EXERCISE PROMPT :: Repeat every line of the data exactly, but not the pictures.

DATASET CONTENT ::
*****
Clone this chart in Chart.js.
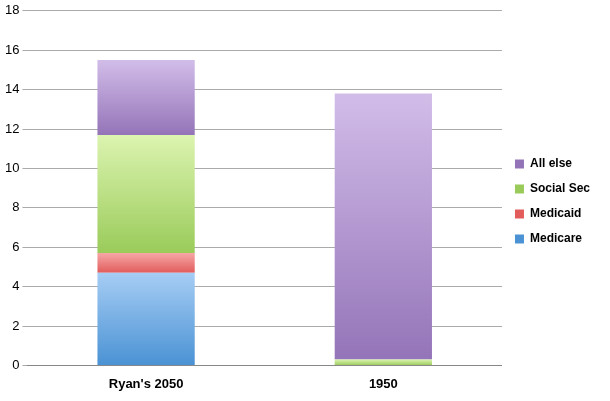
<!DOCTYPE html>
<html><head><script src="https://cdn.jsdelivr.net/npm/chart.js@4"></script>
<style>body{margin:0;background:#fff}#w{width:610px;height:401px}</style></head>
<body><div id="w"><canvas id="c"></canvas></div>
<script>
const categories = ["Ryan's 2050", "1950"];
const medicare = [4.7, 0];
const medicaid = [1.0, 0];
const socialSec = [6.0, 0.3];
const allElse = [3.8, 13.5];
const yTicks = [0,2,4,6,8,10,12,14,16,18];
const series = [medicare, medicaid, socialSec, allElse];
const names = ['Medicare','Medicaid','Social Sec','All else'];
const cols = [['#a6cdf4','#4a92d4'],['#f6a6a6','#e25c5c'],['#dcf4b0','#9acb5a'],['#d2bde9','#9474b8']];
function bg(di){return function(ctx){
  const ch=ctx.chart, y=ch.scales&&ch.scales.y; const i=ctx.dataIndex;
  if(!y||i===undefined) return cols[di][1];
  let base=0; for(let k=0;k<di;k++) base+=series[k][i];
  const top=base+series[di][i];
  const g=ch.ctx.createLinearGradient(0,y.getPixelForValue(top),0,y.getPixelForValue(base)+0.01);
  g.addColorStop(0,cols[di][0]); g.addColorStop(1,cols[di][1]); return g;};}
new Chart(document.getElementById('c'),{type:'bar',
 data:{labels:categories,datasets:series.map((s,di)=>({label:names[di],data:s,backgroundColor:bg(di),borderWidth:0,barPercentage:0.41,categoryPercentage:1}))},
 options:{responsive:true,maintainAspectRatio:false,animation:false,
  layout:{padding:{top:8,right:10,left:2,bottom:6}},
  scales:{x:{stacked:true,grid:{display:false},border:{color:'#888'},ticks:{color:'#000',font:{family:'Liberation Sans',size:13,weight:'bold'}}},
   y:{stacked:true,min:0,max:18,afterBuildTicks:a=>{a.ticks=yTicks.map(v=>({value:v}));},grid:{color:'#aaa',drawTicks:true,tickLength:5},border:{display:false},ticks:{color:'#000',font:{family:'Liberation Sans',size:13}}}},
  plugins:{tooltip:{enabled:false},legend:{position:'right',reverse:true,
   labels:{boxWidth:9,boxHeight:9,padding:13,color:'#000',font:{family:'Liberation Sans',size:12,style:'small-caps',weight:'bold'},
    generateLabels:ch=>names.map((n,i)=>({text:n,fillStyle:cols[i][1],strokeStyle:cols[i][1],lineWidth:0,datasetIndex:i}))}}}}});
</script></body></html>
*****
RESPONSE TO THIS TASK ::
Clone this chart in Chart.js.
<!DOCTYPE html>
<html><head><script src="https://cdn.jsdelivr.net/npm/chart.js@4"></script>
<style>body{margin:0;background:#fff}#w{width:610px;height:401px}</style></head>
<body><div id="w"><canvas id="c"></canvas></div>
<script>
const categories = ["Ryan's 2050", "1950"];
const medicare = [4.7, 0];
const medicaid = [1.0, 0];
const socialSec = [6.0, 0.3];
const allElse = [3.8, 13.5];
const yTicks = [0,2,4,6,8,10,12,14,16,18];
const series = [medicare, medicaid, socialSec, allElse];
const names = ['Medicare','Medicaid','Social Sec','All else'];
const cols = [['#a6cdf4','#4a92d4'],['#f6a6a6','#e25c5c'],['#dcf4b0','#9acb5a'],['#d2bde9','#9474b8']];
function bg(di){return function(ctx){
  const ch=ctx.chart, y=ch.scales&&ch.scales.y; const i=ctx.dataIndex;
  if(!y||i===undefined) return cols[di][1];
  let base=0; for(let k=0;k<di;k++) base+=series[k][i];
  const top=base+series[di][i];
  const g=ch.ctx.createLinearGradient(0,y.getPixelForValue(top),0,y.getPixelForValue(base)+0.01);
  g.addColorStop(0,cols[di][0]); g.addColorStop(1,cols[di][1]); return g;};}
new Chart(document.getElementById('c'),{type:'bar',
 data:{labels:categories,datasets:series.map((s,di)=>({label:names[di],data:s,backgroundColor:bg(di),borderWidth:0,barPercentage:0.41,categoryPercentage:1}))},
 options:{responsive:true,maintainAspectRatio:false,animation:false,
  layout:{padding:{top:8,right:10,left:2,bottom:6}},
  scales:{x:{stacked:true,grid:{display:false},border:{color:'#888'},ticks:{color:'#000',font:{family:'Liberation Sans',size:13,weight:'bold'}}},
   y:{stacked:true,min:0,max:18,afterBuildTicks:a=>{a.ticks=yTicks.map(v=>({value:v}));},grid:{color:'#aaa',drawTicks:true,tickLength:5},border:{display:false},ticks:{color:'#000',font:{family:'Liberation Sans',size:13}}}},
  plugins:{tooltip:{enabled:false},legend:{position:'right',reverse:true,
   labels:{boxWidth:9,boxHeight:9,padding:13,color:'#000',font:{family:'Liberation Sans',size:12,style:'small-caps',weight:'bold'},
    generateLabels:ch=>names.map((n,i)=>({text:n,fillStyle:cols[i][1],strokeStyle:cols[i][1],lineWidth:0,datasetIndex:i}))}}}}});
</script></body></html>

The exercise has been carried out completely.